Copy 2d array in Python: Confusion

Question

My understanding is that:

def copy_2d(p):
    return list(p)

Would make a full copy of p and return it as a result. list( p) seems to do this when I try it in the repl. However it seems like calling the above method like this:

    b = [[1,2,3],[3,4,5]]
    a = copy_2d(b)
    a[0][0] = 0
    if (b[0][0] == 0): print "Huh??"

It prints "Huh??", that is, it appears that b is just a reference to a. I double checked but I might be blind. Can someone clarify please?

Answer 1

Your current code for copy_2d returns a shallow copy of the list you pass as its argument. That is, you're creating a new outer list, but the inner values (which may be lists themselves) are not copied. The new list references the same inner lists, so when you mutate one of them, you'll see the same change in the shallow copy as you do in the original list.

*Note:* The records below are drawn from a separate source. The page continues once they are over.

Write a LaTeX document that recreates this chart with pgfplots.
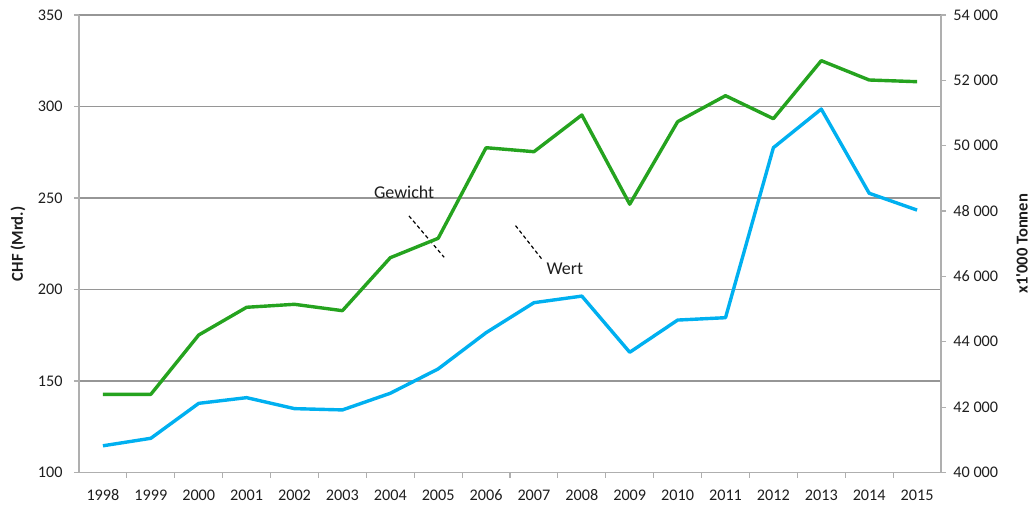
\documentclass[border=0pt]{standalone}
\usepackage{fontspec}
\setmainfont{Carlito}[Ligatures=TeXOff]
\usepackage{pgfplots}
\pgfplotsset{compat=1.18}
\definecolor{gridc}{RGB}{150,150,150}
\definecolor{axc}{RGB}{175,175,175}
\definecolor{gr}{RGB}{37,163,31}
\definecolor{bl}{RGB}{0,176,240}
\definecolor{txt}{RGB}{30,30,30}
\begin{document}
\begin{tikzpicture}[x=1pt,y=1pt]
\path[use as bounding box] (0,0) rectangle (518,255);
\begin{axis}[
  at={(39.5pt,18.75pt)}, anchor=south west,
  scale only axis, width=431pt, height=228.75pt,
  xmin=-0.5, xmax=17.5, ymin=100, ymax=350,
  axis x line*=bottom, axis y line*=left,
  axis line style={draw=axc, line width=0.6pt, -},
  xtick={0,...,17},
  xticklabels={1998,1999,2000,2001,2002,2003,2004,2005,2006,2007,2008,2009,2010,2011,2012,2013,2014,2015},
  minor xtick={0.5,1.5,...,16.5},
  x tick style={draw=none},
  minor x tick style={draw=axc, line width=0.6pt},
  minor tick length=2.5pt,
  ytick={100,150,...,350},
  y tick style={draw=axc, line width=0.6pt},
  major tick length=2.5pt,
  tick align=outside,
  ymajorgrids, grid style={draw=gridc, line width=0.6pt},
  /pgf/number format/assume math mode=true,
  tick label style={font=\fontsize{8.1}{10}\selectfont, text=txt},
  xticklabel style={anchor=center, yshift=-9pt},
  yticklabel style={anchor=east, inner sep=0pt, xshift=-5.5pt},
  ylabel={CHF (Mrd.)},
  ylabel style={font=\fontsize{8.3}{10}\selectfont\bfseries, text=txt, at={(axis description cs:-0.0708,0.5)}, anchor=center},
  clip=false,
]
\addplot[bl, line width=1.7pt, line join=round] coordinates {
(0,114.6) (1,118.7) (2,137.8) (3,140.9) (4,134.9) (5,134.2) (6,143.3) (7,156.6) (8,176.4)
(9,192.8) (10,196.4) (11,165.7) (12,183.3) (13,184.6) (14,277.5) (15,298.6) (16,252.6) (17,243.4)};
\node[font=\fontsize{9}{11}\selectfont, text=txt] at (axis cs:6.29,253.3) {Gewicht};
\draw[black, line width=0.6pt, dash pattern=on 1.8pt off 1.4pt] (axis cs:6.39,240.2) -- (axis cs:7.125,217.6);
\draw[black, line width=0.6pt, dash pattern=on 1.8pt off 1.4pt] (axis cs:8.616,234.9) -- (axis cs:9.18,216.1);
\node[font=\fontsize{9}{11}\selectfont, text=txt] at (axis cs:9.645,211.5) {Wert};
\end{axis}
\begin{axis}[
  at={(39.5pt,18.75pt)}, anchor=south west,
  scale only axis, width=431pt, height=228.75pt,
  xmin=-0.5, xmax=17.5, ymin=40000, ymax=54000,
  axis x line=none, axis y line*=right,
  axis line style={draw=axc, line width=0.6pt, -},
  ytick={40000,42000,...,54000},
  scaled y ticks=false,
  y tick style={draw=axc, line width=0.6pt},
  major tick length=2.5pt,
  tick align=outside,
  /pgf/number format/assume math mode=true,
  /pgf/number format/1000 sep={\ },
  tick label style={font=\fontsize{8.1}{10}\selectfont, text=txt},
  yticklabel style={anchor=west, inner sep=0pt, xshift=3.5pt},
  ylabel={x1'000 Tonnen},
  ylabel style={font=\fontsize{8.3}{10}\selectfont\bfseries, text=txt, at={(axis description cs:1.094,0.5)}, anchor=center},
  clip=false,
]
\addplot[gr, line width=1.7pt, line join=round] coordinates {
(0,42393) (1,42393) (2,44208) (3,45056) (4,45147) (5,44952) (6,46573) (7,47167) (8,49939)
(9,49817) (10,50940) (11,48210) (12,50735) (13,51531) (14,50827) (15,52602) (16,52011) (17,51959)};
\end{axis}
\end{tikzpicture}
\end{document}
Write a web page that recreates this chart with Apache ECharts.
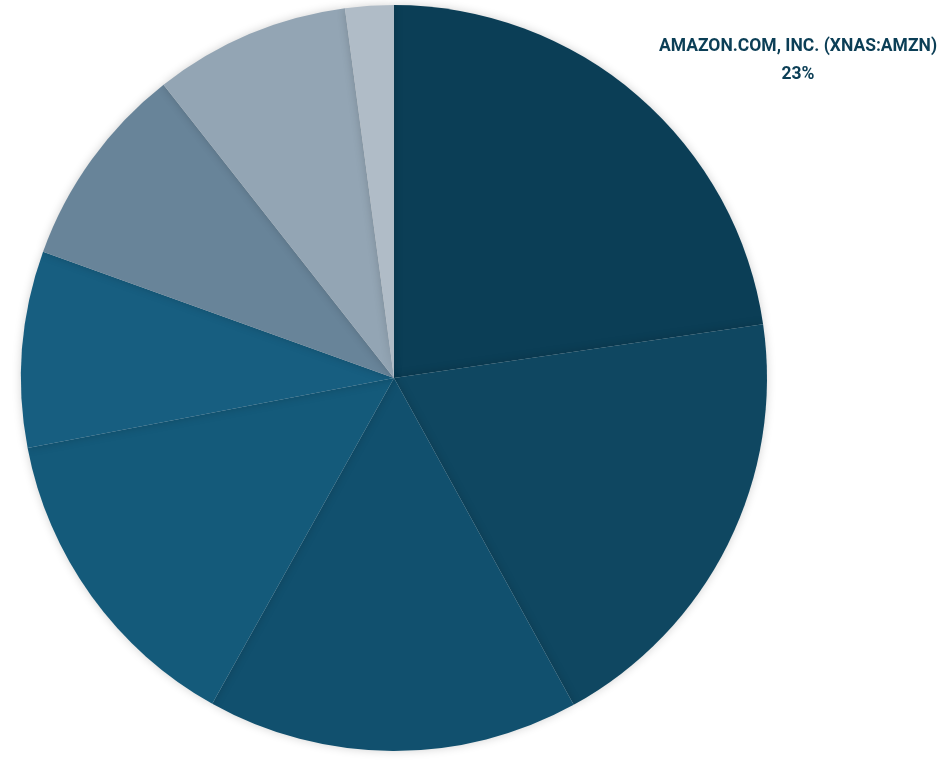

You can fix the issue by copying the inner lists as well as creating a new outer list. Try:

def copy_2d(p):
    return map(list, p)   # warning: this only works as intended in Python 2

In Python 2, this works because map returns a list. In Python 3, the map function returns an iterator, so a list comprehension like [list(inner) for inner in p] would be better.

Of course, if you don't need to write your own code to solve this problem, you should just use copy.deepcopy from the standard library.

Answer 2

Shallow copy made. Same logic as here?what-does-the-list-function-do-in-python

"list() converts the iterable passed to it to a list. If the iterable is already a list then a shallow copy is returned, i.e only the outermost container is new rest of the objects are still the same."

Answer 3

import copy

def copy_2d(p):
    return copy.deepcopy(p)

or

def copy_2d(p):
    return [list(p2) for p2 in p]

What you did copied the array with all the values inside. But inside you had objects with were arrays. Your function did not copied inside lists but their references.

The second solution still copies references, but one layer below.